The exercise:
Hand back each line, unchanged, from the top down to the line where "const rogetE = [-0.1905, -0.0227];" sits.

━━━━━━━━━━━━━━━━━━━━━━━━━━━━━━

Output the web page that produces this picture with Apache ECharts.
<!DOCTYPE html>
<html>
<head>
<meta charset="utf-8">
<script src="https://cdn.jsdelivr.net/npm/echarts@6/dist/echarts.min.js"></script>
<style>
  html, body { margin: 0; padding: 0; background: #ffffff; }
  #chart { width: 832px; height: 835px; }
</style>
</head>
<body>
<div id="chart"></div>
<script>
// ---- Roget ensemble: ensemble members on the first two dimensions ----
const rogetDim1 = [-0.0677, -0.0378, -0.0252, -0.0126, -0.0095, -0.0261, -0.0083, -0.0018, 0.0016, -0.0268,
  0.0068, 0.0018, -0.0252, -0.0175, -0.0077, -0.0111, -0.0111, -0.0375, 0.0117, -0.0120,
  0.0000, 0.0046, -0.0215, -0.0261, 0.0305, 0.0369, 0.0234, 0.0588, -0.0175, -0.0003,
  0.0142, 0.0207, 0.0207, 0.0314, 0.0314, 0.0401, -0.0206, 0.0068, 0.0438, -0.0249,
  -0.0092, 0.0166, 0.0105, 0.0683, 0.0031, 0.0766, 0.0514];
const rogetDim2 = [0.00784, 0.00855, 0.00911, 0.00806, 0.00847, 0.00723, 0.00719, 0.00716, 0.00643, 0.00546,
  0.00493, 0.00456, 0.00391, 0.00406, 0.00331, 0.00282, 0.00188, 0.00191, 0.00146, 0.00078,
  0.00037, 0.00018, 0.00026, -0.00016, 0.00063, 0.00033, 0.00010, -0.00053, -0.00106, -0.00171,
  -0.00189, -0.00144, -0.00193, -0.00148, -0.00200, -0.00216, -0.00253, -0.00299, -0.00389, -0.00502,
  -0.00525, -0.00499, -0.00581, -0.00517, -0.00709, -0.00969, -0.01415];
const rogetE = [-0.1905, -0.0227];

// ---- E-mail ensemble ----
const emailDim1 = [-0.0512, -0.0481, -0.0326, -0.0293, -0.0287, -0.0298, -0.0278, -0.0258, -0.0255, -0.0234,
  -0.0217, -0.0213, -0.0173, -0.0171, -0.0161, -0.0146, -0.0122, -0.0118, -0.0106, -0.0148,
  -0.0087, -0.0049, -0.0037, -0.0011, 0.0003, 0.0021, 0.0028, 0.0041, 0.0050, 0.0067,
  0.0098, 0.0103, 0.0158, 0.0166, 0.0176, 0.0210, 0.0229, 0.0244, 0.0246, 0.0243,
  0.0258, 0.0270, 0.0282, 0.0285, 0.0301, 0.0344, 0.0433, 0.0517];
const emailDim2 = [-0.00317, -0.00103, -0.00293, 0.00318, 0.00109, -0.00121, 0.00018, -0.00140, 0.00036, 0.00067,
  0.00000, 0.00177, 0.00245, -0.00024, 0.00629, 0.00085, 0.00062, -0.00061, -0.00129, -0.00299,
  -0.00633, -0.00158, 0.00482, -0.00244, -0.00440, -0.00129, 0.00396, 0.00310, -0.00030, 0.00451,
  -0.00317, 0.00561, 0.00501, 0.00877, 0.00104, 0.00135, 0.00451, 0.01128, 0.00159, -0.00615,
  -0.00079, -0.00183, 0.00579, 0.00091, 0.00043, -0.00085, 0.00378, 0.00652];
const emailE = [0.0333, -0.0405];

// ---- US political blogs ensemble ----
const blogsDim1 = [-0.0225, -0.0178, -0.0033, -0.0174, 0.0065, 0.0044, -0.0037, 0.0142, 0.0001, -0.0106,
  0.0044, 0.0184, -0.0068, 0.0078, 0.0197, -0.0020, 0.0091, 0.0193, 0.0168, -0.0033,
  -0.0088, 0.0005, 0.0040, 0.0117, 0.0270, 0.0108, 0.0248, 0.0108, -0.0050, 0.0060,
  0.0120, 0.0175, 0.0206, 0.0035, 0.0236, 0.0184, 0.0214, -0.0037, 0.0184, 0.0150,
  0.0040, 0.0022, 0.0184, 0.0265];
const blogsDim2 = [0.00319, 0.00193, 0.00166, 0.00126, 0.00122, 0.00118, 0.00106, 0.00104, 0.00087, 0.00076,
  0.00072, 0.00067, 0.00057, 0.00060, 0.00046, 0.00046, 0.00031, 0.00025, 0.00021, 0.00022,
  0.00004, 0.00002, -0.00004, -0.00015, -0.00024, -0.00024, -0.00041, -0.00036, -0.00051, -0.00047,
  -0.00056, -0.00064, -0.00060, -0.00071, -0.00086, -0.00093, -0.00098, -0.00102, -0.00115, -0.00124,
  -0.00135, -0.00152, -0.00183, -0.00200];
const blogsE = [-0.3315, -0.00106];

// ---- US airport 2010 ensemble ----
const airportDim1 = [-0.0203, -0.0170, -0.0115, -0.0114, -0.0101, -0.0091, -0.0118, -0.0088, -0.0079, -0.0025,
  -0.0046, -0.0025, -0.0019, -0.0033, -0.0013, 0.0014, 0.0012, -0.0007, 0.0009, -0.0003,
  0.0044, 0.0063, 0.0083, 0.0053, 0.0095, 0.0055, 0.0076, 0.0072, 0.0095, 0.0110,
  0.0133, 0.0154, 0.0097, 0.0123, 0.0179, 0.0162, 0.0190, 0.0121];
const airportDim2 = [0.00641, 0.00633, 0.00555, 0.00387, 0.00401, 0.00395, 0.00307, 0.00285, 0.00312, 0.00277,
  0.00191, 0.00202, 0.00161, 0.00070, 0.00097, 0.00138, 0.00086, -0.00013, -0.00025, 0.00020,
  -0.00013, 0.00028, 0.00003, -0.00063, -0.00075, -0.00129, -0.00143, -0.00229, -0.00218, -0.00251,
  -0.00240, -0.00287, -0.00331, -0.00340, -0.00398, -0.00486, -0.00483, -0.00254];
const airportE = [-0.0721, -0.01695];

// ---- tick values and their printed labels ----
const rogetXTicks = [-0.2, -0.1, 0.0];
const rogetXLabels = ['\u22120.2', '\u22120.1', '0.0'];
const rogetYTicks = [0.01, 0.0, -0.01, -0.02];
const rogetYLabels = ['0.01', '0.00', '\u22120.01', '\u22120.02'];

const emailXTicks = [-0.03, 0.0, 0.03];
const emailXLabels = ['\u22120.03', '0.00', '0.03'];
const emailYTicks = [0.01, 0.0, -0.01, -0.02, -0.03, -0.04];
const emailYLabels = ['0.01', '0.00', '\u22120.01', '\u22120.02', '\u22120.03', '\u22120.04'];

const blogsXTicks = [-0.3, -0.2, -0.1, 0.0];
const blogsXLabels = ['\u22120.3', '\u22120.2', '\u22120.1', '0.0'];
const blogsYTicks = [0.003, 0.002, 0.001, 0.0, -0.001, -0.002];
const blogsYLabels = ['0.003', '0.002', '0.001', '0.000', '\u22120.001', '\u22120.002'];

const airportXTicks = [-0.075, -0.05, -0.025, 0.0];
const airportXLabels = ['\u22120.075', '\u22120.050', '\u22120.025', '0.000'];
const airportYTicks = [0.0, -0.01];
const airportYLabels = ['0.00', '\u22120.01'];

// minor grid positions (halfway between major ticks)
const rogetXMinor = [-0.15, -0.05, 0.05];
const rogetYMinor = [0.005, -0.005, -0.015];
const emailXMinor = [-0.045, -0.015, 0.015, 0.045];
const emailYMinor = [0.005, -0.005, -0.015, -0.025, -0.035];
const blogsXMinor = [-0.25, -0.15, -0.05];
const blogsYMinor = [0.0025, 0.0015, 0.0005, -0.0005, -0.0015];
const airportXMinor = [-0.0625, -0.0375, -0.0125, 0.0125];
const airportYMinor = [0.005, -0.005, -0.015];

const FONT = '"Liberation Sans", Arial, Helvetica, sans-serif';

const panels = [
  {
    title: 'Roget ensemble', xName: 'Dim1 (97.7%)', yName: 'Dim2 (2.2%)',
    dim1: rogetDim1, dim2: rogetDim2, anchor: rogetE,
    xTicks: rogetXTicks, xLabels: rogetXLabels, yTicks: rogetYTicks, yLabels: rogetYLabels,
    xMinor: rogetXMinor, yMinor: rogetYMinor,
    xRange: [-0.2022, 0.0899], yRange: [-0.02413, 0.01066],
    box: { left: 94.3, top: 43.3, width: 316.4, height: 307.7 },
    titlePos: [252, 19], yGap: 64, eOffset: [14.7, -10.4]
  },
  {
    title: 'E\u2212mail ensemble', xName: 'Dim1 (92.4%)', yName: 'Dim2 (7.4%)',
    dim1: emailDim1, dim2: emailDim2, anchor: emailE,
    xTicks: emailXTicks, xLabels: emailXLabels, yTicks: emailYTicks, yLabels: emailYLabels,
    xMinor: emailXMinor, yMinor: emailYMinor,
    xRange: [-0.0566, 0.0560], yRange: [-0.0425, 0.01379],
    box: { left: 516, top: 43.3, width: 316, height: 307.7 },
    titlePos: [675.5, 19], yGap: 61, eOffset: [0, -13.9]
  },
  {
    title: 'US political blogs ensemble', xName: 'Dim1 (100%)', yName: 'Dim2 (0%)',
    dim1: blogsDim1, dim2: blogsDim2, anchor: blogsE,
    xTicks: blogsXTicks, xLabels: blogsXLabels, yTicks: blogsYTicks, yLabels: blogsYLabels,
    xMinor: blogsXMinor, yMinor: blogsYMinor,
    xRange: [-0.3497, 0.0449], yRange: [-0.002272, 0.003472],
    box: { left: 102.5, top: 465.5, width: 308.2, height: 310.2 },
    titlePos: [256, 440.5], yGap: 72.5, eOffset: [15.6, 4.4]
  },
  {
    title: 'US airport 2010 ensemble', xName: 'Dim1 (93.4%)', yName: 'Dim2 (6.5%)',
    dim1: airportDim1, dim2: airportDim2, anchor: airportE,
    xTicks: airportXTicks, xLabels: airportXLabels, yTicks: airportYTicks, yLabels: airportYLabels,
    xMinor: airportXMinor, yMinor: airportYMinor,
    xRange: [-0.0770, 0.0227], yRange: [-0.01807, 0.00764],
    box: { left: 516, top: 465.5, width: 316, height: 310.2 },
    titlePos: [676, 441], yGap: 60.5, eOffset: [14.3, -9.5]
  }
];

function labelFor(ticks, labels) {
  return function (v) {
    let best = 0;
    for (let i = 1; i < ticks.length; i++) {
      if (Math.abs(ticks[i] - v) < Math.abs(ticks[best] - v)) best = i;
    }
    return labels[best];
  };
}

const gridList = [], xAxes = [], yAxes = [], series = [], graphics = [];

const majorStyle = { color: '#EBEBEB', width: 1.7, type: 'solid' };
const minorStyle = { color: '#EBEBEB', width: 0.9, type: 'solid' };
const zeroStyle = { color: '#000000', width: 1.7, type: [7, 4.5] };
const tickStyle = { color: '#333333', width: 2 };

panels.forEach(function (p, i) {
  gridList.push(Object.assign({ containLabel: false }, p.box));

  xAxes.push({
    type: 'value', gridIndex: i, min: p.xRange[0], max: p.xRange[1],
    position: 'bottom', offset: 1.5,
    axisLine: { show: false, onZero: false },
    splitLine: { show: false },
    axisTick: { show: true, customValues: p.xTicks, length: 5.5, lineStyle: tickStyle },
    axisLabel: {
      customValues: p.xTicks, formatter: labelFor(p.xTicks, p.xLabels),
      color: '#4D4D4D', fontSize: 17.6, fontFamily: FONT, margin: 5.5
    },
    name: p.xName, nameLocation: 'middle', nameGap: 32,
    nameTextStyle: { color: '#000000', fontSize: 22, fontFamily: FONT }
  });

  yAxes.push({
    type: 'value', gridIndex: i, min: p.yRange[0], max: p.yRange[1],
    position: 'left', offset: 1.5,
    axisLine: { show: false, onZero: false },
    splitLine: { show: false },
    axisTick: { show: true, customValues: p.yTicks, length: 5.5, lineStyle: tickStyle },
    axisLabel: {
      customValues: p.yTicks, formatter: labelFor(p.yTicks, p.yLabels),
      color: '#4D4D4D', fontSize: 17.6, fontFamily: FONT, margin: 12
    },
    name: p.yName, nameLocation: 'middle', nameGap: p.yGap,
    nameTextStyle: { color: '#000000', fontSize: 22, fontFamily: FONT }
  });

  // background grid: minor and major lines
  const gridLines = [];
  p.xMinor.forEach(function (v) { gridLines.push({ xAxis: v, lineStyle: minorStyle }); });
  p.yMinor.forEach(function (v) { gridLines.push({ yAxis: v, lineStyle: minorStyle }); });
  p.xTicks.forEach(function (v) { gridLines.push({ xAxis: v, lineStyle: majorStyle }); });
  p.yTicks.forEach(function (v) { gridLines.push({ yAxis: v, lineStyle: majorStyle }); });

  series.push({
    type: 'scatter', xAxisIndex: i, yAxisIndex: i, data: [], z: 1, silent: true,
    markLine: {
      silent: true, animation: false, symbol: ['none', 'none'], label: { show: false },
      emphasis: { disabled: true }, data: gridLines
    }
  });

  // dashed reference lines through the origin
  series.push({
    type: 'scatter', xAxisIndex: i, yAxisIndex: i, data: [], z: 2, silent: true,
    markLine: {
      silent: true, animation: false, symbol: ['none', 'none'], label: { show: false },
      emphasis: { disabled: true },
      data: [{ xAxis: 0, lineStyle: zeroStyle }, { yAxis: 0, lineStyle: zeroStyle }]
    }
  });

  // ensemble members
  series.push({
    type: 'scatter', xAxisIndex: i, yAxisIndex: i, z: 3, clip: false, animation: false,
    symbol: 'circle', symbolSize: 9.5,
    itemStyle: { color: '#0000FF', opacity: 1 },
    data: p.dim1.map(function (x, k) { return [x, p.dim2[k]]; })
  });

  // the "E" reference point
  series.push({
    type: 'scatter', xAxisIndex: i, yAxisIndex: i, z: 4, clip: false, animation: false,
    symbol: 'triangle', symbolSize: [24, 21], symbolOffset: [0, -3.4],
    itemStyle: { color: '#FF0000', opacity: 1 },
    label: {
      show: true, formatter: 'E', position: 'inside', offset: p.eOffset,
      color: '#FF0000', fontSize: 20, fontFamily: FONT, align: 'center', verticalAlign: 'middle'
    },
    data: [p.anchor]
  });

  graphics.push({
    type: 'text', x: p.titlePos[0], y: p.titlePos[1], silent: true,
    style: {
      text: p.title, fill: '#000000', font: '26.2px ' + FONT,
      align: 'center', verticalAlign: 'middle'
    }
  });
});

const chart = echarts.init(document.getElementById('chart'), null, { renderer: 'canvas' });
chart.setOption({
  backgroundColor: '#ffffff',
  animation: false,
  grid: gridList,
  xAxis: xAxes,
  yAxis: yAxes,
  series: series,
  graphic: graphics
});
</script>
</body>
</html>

━━━━━━━━━━━━━━━━━━━━━━━━━━━━━━

Complete output:
Output the web page that produces this picture with Apache ECharts.
<!DOCTYPE html>
<html>
<head>
<meta charset="utf-8">
<script src="https://cdn.jsdelivr.net/npm/echarts@6/dist/echarts.min.js"></script>
<style>
  html, body { margin: 0; padding: 0; background: #ffffff; }
  #chart { width: 832px; height: 835px; }
</style>
</head>
<body>
<div id="chart"></div>
<script>
// ---- Roget ensemble: ensemble members on the first two dimensions ----
const rogetDim1 = [-0.0677, -0.0378, -0.0252, -0.0126, -0.0095, -0.0261, -0.0083, -0.0018, 0.0016, -0.0268,
  0.0068, 0.0018, -0.0252, -0.0175, -0.0077, -0.0111, -0.0111, -0.0375, 0.0117, -0.0120,
  0.0000, 0.0046, -0.0215, -0.0261, 0.0305, 0.0369, 0.0234, 0.0588, -0.0175, -0.0003,
  0.0142, 0.0207, 0.0207, 0.0314, 0.0314, 0.0401, -0.0206, 0.0068, 0.0438, -0.0249,
  -0.0092, 0.0166, 0.0105, 0.0683, 0.0031, 0.0766, 0.0514];
const rogetDim2 = [0.00784, 0.00855, 0.00911, 0.00806, 0.00847, 0.00723, 0.00719, 0.00716, 0.00643, 0.00546,
  0.00493, 0.00456, 0.00391, 0.00406, 0.00331, 0.00282, 0.00188, 0.00191, 0.00146, 0.00078,
  0.00037, 0.00018, 0.00026, -0.00016, 0.00063, 0.00033, 0.00010, -0.00053, -0.00106, -0.00171,
  -0.00189, -0.00144, -0.00193, -0.00148, -0.00200, -0.00216, -0.00253, -0.00299, -0.00389, -0.00502,
  -0.00525, -0.00499, -0.00581, -0.00517, -0.00709, -0.00969, -0.01415];
const rogetE = [-0.1905, -0.0227];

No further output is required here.